Saturday 17 February 2007

The Countdown Begins...and so does the first breakdown.

Well, its 3 days before I leave. I am doing really well packing and preparing, considering my usual pattern is to wait until the night before I leave to even think about dragging out a suitcase. I've got everything, right down to my international driver's license.

But tonight it hit me that I'm leaving in 3 days. but it's really less than that because my family is coming over on Sunday for a (literal) bon voyage party. So between that and church, Sunday is gone. I'm spending tomorrow night with my parents and sister, so that cuts out half the day. When you count the amount of time I will be sleeping tomorrow, we might as well get rid of Saturday too. Which means I am leaving in about 5 hours.

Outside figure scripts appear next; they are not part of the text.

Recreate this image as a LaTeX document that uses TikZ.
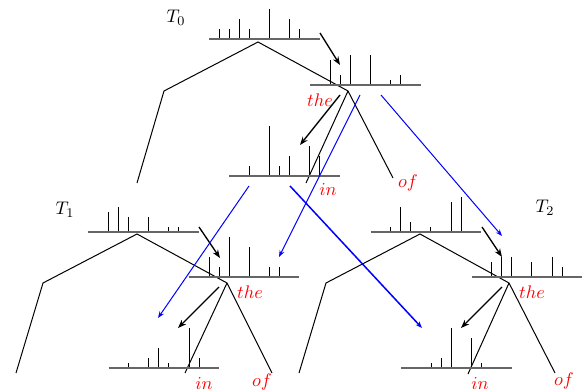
\documentclass[tikz,border=0pt,11pt]{standalone}
\usetikzlibrary{arrows.meta}

\tikzset{
    hbase/.style={draw=black!60, line width=1.2pt},
    hbar/.style={line width=0.5pt},
    branch/.style={line width=0.6pt},
    word/.style={text=red},
    jump/.style={->, line width=0.8pt},
    link/.style={->, blue, line width=0.6pt, >={Stealth[length=4pt]}},
}

\begin{document}
\begin{tikzpicture}[x=0.6pt,y=-0.6pt,>={Stealth[length=5pt]}]
    \useasboundingbox (0,0) rectangle (585,392);
    % T_0
    \begin{scope}[shift={(258,42)}]
        \node (t0) at (-82,-24) {$T_0$};
        \draw[hbar] (-39,-2.5) -- ++(0,-10) (-29,-2.5) -- ++(0,-10)
            (-19,-2.5) -- ++(0,-20) (-9,-2.5) -- ++(0,-10)
            (11,-2.5) -- ++(0,-30) (31,-2.5) -- ++(0,-20) (41,-2.5) -- ++(0,-10);
        \draw[hbase] (-49,-2.5) -- (62,-2.5);
        \draw[branch] (-121,141) -- (-94,49) -- (0,0) -- (90,49) -- (135,136);
        \draw[branch] (48,141) -- (90,49);
        % the
        \draw[hbar] (72,43) -- ++(0,-25) (82,43) -- ++(0,-10) (92,43) -- ++(0,-30)
            (112,43) -- ++(0,-30) (132,43) -- ++(0,-5) (142,43) -- ++(0,-10);
        \draw[hbase] (52,43) -- (163,43);
        % in
        \draw[hbar] (-9,133.7) -- ++(0,-10) (11,133.7) -- ++(0,-50)
            (21,133.7) -- ++(0,-10) (31,133.7) -- ++(0,-20)
            (51,133.7) -- ++(0,-30) (61,133.7) -- ++(0,-20);
        \draw[hbase] (-29,133.7) -- (82,133.7);
        \draw[jump] (62,-9) -- (82,23);
        \draw[jump] (82,53) -- (42,103);
        \node[word] (the0) at (62,58) {$the$};
        \node[word] (in0) at (70,147) {$in$};
        \node[word] (of0) at (150,141) {$of$};
        \coordinate (a0) at (102,53);
        \coordinate (b0) at (123,53);
        \coordinate (c0) at (-9,144);
        \coordinate (d0) at (32,144);
    \end{scope}
    % T_1
    \begin{scope}[shift={(137,234)}]
        \node (t1) at (-72,-24) {$T_1$};
        \draw[hbar] (-29,-2.3) -- ++(0,-20) (-19,-2.3) -- ++(0,-25)
            (-9,-2.3) -- ++(0,-15) (11,-2.3) -- ++(0,-15)
            (31,-2.3) -- ++(0,-5) (41,-2.3) -- ++(0,-5);
        \draw[hbase] (-49.5,-2.3) -- (61.5,-2.3);
        \draw[branch] (-121,139) -- (-94,49) -- (0,0) -- (90,49) -- (135,139);
        \draw[branch] (48,139) -- (90,49);
        % the
        \draw[hbar] (72,43.3) -- ++(0,-20) (82,43.3) -- ++(0,-10) (92,43.3) -- ++(0,-40)
            (112,43.3) -- ++(0,-30) (132,43.3) -- ++(0,-10) (142,43.3) -- ++(0,-10);
        \draw[hbase] (51.5,43.3) -- (162,43.3);
        % in
        \draw[hbar] (-9,133.7) -- ++(0,-5) (11,133.7) -- ++(0,-10)
            (21,133.7) -- ++(0,-20) (31,133.7) -- ++(0,-5)
            (52,133.7) -- ++(0,-40) (62,133.7) -- ++(0,-10);
        \draw[hbase] (-28.5,133.7) -- (81.5,133.7);
        \draw[jump] (62,-7) -- (83,24);
        \draw[jump] (82,53) -- (41,94);
        \node[word] (the1) at (113,58) {$the$};
        \node[word] (in1) at (67,149) {$in$};
        \node[word] (of1) at (125,148) {$of$};
        \coordinate (a1) at (142,23);
        \coordinate (c1) at (21,84);
    \end{scope}
    % T_2
    \begin{scope}[shift={(420,234)}]
        \node (t2) at (125,-26) {$T_2$};
        \draw[hbar] (-29.3,-2.3) -- ++(0,-5) (-19.3,-2.3) -- ++(0,-25)
            (-9.3,-2.3) -- ++(0,-10) (10.7,-2.3) -- ++(0,-5)
            (31.7,-2.3) -- ++(0,-30) (41.7,-2.3) -- ++(0,-35);
        \draw[hbase] (-49.3,-2.3) -- (61,-2.3);
        \draw[branch] (-121,139) -- (-94,49) -- (0,0) -- (89,49) -- (135,139);
        \draw[branch] (48,140) -- (89,49);
        % the
        \draw[hbar] (71.7,43.3) -- ++(0,-15) (81.7,43.3) -- ++(0,-20) (91.7,43.3) -- ++(0,-20)
            (111.7,43.3) -- ++(0,-15) (132.3,43.3) -- ++(0,-20) (142.3,43.3) -- ++(0,-10);
        \draw[hbase] (51.7,43.3) -- (161.7,43.3);
        % in
        \draw[hbar] (11,133.7) -- ++(0,-5) (21,133.7) -- ++(0,-10)
            (31.7,133.7) -- ++(0,-40) (51.7,133.7) -- ++(0,-30)
            (61.7,133.7) -- ++(0,-5);
        \draw[hbase] (-19,133.7) -- (91.7,133.7);
        \draw[jump] (62,-7) -- (82,23);
        \draw[jump] (82,53) -- (41,94);
        \node[word] (the2) at (112,58) {$the$};
        \node[word] (in2) at (60,149) {$in$};
        \node[word] (of2) at (144,147) {$of$};
        \coordinate (b2) at (82,2);
        \coordinate (d2) at (2,94);
    \end{scope}
    % links between the trees
    \draw[link] (a0) -- (a1);
    \draw[link] (b0) -- (b2);
    \draw[link] (c0) -- (c1);
    \draw[link, line width=0.9pt] (d0) -- (d2);
\end{tikzpicture}
\end{document}
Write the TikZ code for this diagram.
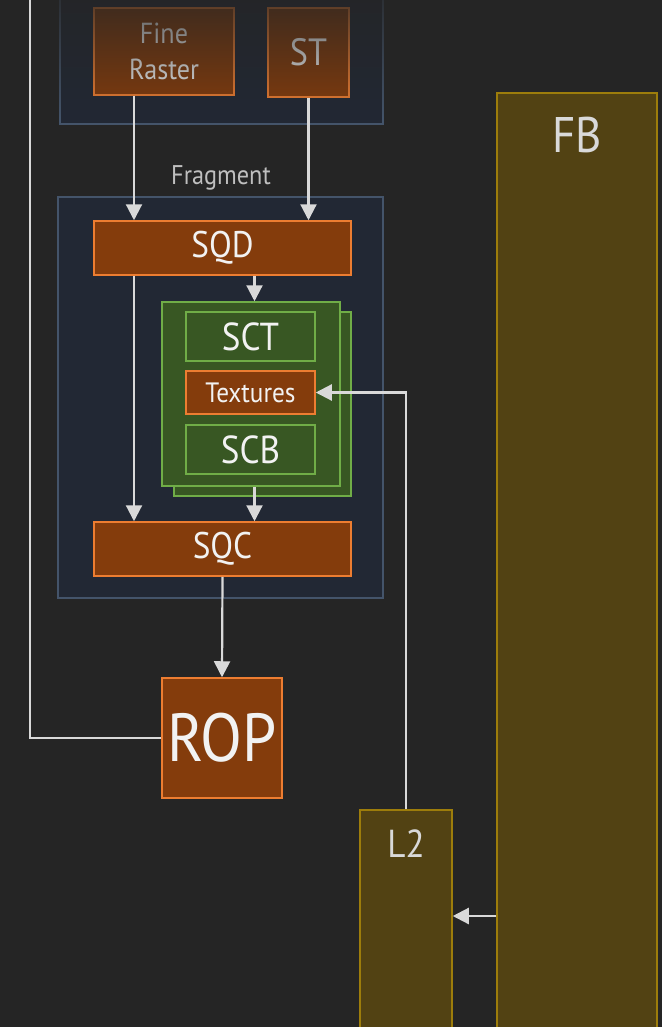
\documentclass[tikz,border=0pt]{standalone}
\usepackage{fontspec}
\setmainfont{PT Sans}[FakeStretch=0.9]
\usepackage{tikz}
\usetikzlibrary{arrows.meta,positioning,calc,fadings}
\definecolor{bgdark}{HTML}{252525}
\definecolor{grpfill}{HTML}{222834}
\definecolor{grpline}{HTML}{44546A}
\definecolor{rustfill}{HTML}{843C0C}
\definecolor{rustline}{HTML}{ED7D31}
\definecolor{leaffill}{HTML}{385723}
\definecolor{leafline}{HTML}{70AD47}
\definecolor{goldfill}{HTML}{524213}
\definecolor{goldline}{HTML}{9D7D0B}
\definecolor{wire}{HTML}{D9D9D9}
\tikzset{
  grp/.style     = {draw=grpline, fill=grpfill, line width=1.5pt, inner sep=0pt},
  rustbox/.style = {draw=rustline, fill=rustfill, line width=1.5pt, text=white!95!black,
                    align=center, inner sep=0pt},
  leafbox/.style = {draw=leafline, fill=leaffill, line width=1.5pt, text=white!95!black,
                    align=center, inner sep=0pt},
  goldbox/.style = {draw=goldline, fill=goldfill, line width=1.5pt, inner sep=0pt},
  flow/.style    = {-{Triangle[length=16pt,width=16pt]}, draw=wire, line width=2.2pt},
  wireline/.style= {draw=wire, line width=2.2pt},
}

\begin{document}
\begin{tikzpicture}[x=1pt,y=-1pt]
    \fill[bgdark] (0,0) rectangle (662,1027);
    \useasboundingbox (0,0) rectangle (662,1027);
    % raster stage, fading out at the top
    \node[grp,minimum width=323pt,minimum height=144pt] (rg) at (221.5,52) {};
    \node[rustbox,minimum width=140pt,minimum height=87pt,font=\fontsize{29}{36}\selectfont] (fine) at (164,51.5)
      {Fine\\Raster};
    \node[rustbox,minimum width=81pt,minimum height=89pt,font=\fontsize{38}{38}\selectfont] (st) at (308.5,52.5) {ST};
    \fill[bgdark,path fading=south] (0,-40) rectangle (400,120);
    % fragment stage
    \node[font=\fontsize{27}{27}\selectfont,text=white!75!black] (fraglbl) at (221,178) {Fragment};
    \node[grp,minimum width=325pt,minimum height=401pt] (fg) at (220.5,397.5) {};
    \node[rustbox,minimum width=257pt,minimum height=54pt,font=\fontsize{37}{37}\selectfont] (sqd) at (222.5,248) {SQD};
    \node[leafbox,minimum width=177pt,minimum height=184pt] (stackb) at (262.5,404) {};
    \node[leafbox,minimum width=178pt,minimum height=184pt] (stackf) at (251,394) {};
    \node[leafbox,minimum width=129pt,minimum height=49pt,font=\fontsize{39}{39}\selectfont] (sct) at (250.5,336.5) {SCT};
    \node[rustbox,minimum width=129pt,minimum height=43pt,font=\fontsize{28}{28}\selectfont] (tex) at (250.5,392.5) {Textures};
    \node[leafbox,minimum width=129pt,minimum height=49pt,font=\fontsize{39}{39}\selectfont] (scb) at (250.5,449.5) {SCB};
    \node[rustbox,minimum width=257pt,minimum height=54pt,font=\fontsize{37}{37}\selectfont] (sqc) at (222.5,549) {SQC};
    \node[rustbox,minimum width=120pt,minimum height=120pt,font=\fontsize{68}{68}\selectfont] (rop) at (222,738) {ROP};
    % memory
    \node[goldbox,minimum width=92pt,minimum height=230pt] (l2) at (406,925) {};
    \node[text=wire,font=\fontsize{39}{39}\selectfont] (l2lbl) at (406,844) {L2};
    \node[goldbox,minimum width=160pt,minimum height=947pt] (fb) at (577,566.5) {};
    \node[text=wire,font=\fontsize{50}{50}\selectfont] (fblbl) at (577,135) {FB};
    \coordinate (feed) at (30,-5);
    \coordinate (l2in) at ([yshift=9pt]l2.east);
    \draw[flow] ([xshift=-30pt]fine.south) -- ([xshift=-30pt]fine.south |- sqd.north);
    \draw[flow] (st.south) -- (st.south |- sqd.north);
    \draw[flow] ([xshift=-88.5pt]sqd.south) -- ([xshift=-88.5pt]sqc.north);
    \draw[flow] ([xshift=32pt]sqd.south) -- ([xshift=32pt]sqd.south |- stackf.north);
    \draw[flow] ([xshift=32pt]sqd.south |- stackf.south) -- ([xshift=32pt]sqc.north);
    \draw[flow] (sqc.south) -- (rop.north);
    \draw[wireline] (rop.west) -| (feed);
    \draw[flow] (l2.north) |- (tex.east);
    \draw[flow] (fb.west |- l2in) -- (l2in);
  \end{tikzpicture}
\end{document}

That math went through my head in about 2 seconds about an hour ago, thus causing my mindset to be "I DON'T WANT TO GO!!!" so I lied on my mom's bed crying and telling her how selfish I felt for wanting to go on this trip in the first place, how sorry I was if it was causing any trouble, and how much I really wish I could either just move there or not go at all.

See, when I decided to go to France, I didn't pray about it, or even ask God His opinion. In some respects it was a very self-centered decision, but at the same time, it was in rather bizarre circumstances as well because I have always had an incredible passion for my "native" Italy. All of a sudden, however, something moved in me to be in Paris. I struggled through the financial to-dos and slowly began to feel guilty about spending so much money all for myself. Without Christ, I am NOT worth the cost of this trip!!

Well, God rescued me from this guilt at Urbana (also another place that I decided to go without knowing why) when He sent me to a whole bunch of seminars that showed me how incredibly spiritually dry Europe, and especially France, is. At one point, I don't even remember exactly when it was, during the conference, the Lord told me that He had something amazing for me to do in Paris, and that He was going to do something through me.

It gets even better... last week at church the pastor did a talk on money. Spending and giving. Not only did this sermon lead me to have a very special conversation with a friend, but it also spoke to me about this trip. My original intentions for this trip may have been for myself, but I can easily use that to advance God's kingdom. I alone am NOT worth the cost of this trip, but a single soul in Europe, the Kingdom of God, and my Lord Jesus Christ most certainly are.

I hope this made some sort of sense... I've actually been packing and doing things today, which is a new and foreign thing to me. I'm also getting my last dose of American Late Night TV before I leave... I am going to miss my Conan! Please, add your comments.

Please be praying for my flight on Monday night, and for the strength of my family (especially my mother). Also, for the safety of the other students who are travelling.

I love you all so much, I remember you in my prayers and thank God for you!!!

Tuesday 6 February 2007

Rejecting God's Will?

So I got my housing assignment today, and was incredibly enraged that I was placed in a dorm instead of an apartment like I requested. When I found out, I was sitting in a classroom full of eighth graders, so I had to control myself. I was so confused. I am paying so much money and have gone through so much trouble to get something I didn't even want in the first place? I was so frustrated, and so incredibly mad at God. All of a sudden, my dream of living an in auberge in France in complete independence... I went to work, and gradually felt the power of people praying for me. Work was incredibly slow, which gave me the opportunity to think about what God's will for me might really be in tihs trip. I have been saying that my goal to go is ministry and to spread the Gospel... shouldn't I be leaving it up to God to put me where he needs me?

Oh, but it is so hard.

When I got home, I began to rant again to my father about what had happened, and I got mad all over again. I decided I was going to fight this thing tooth and nail until I got what I wanted. I was going on and on about how stupid the whole situation was, and then I said "I know I wanted to go to witness to people and spread the Gospel, but I just didn't think it would come at such a cost..." I stopped dead in my speech. Did I really just see that? Had I been that blind for the past eight hours? My dad chuckled. "I think I just heard a lightbulb go on," he said. More like a bush being set on fire!!! All I could see was Jesus, hanging there on the cross, bloody, battered and torn. What did it cost him to save all of us? If I could 'save' (through Jesus Christ) every single soul in that dorm, or even one, through living there, wouldn't it be worth it?

Yeah. I think it would.

It is going to be hard. I'm not excited about my living quarters, and I would much rather have it another way. But I can't imagine the carnate man in Jesus was too thrilled about what he had to go through. Thats why he spent so much time praying in Gethsemane. So, I will find a Gethsemane to pray in whenever I need to. I WILL LIVE AMONG THE SPIRITUALLY IMPOVERISHED (the European students), where God has placed me.

I am needing your prayers more than ever. This spiritual attack was so incredibly unexpected, and even though it created a very painful day, will generate some beautiful blessings.

HERE I AM LORD
IS IT I, LORD?
I HAVE HEARD YOU CALLING IN THE NIGHT.
I WILL GO, LORD
IF YOU LEAD ME.
I WILL HOLD YOUR PEOPLE IN MY HEART.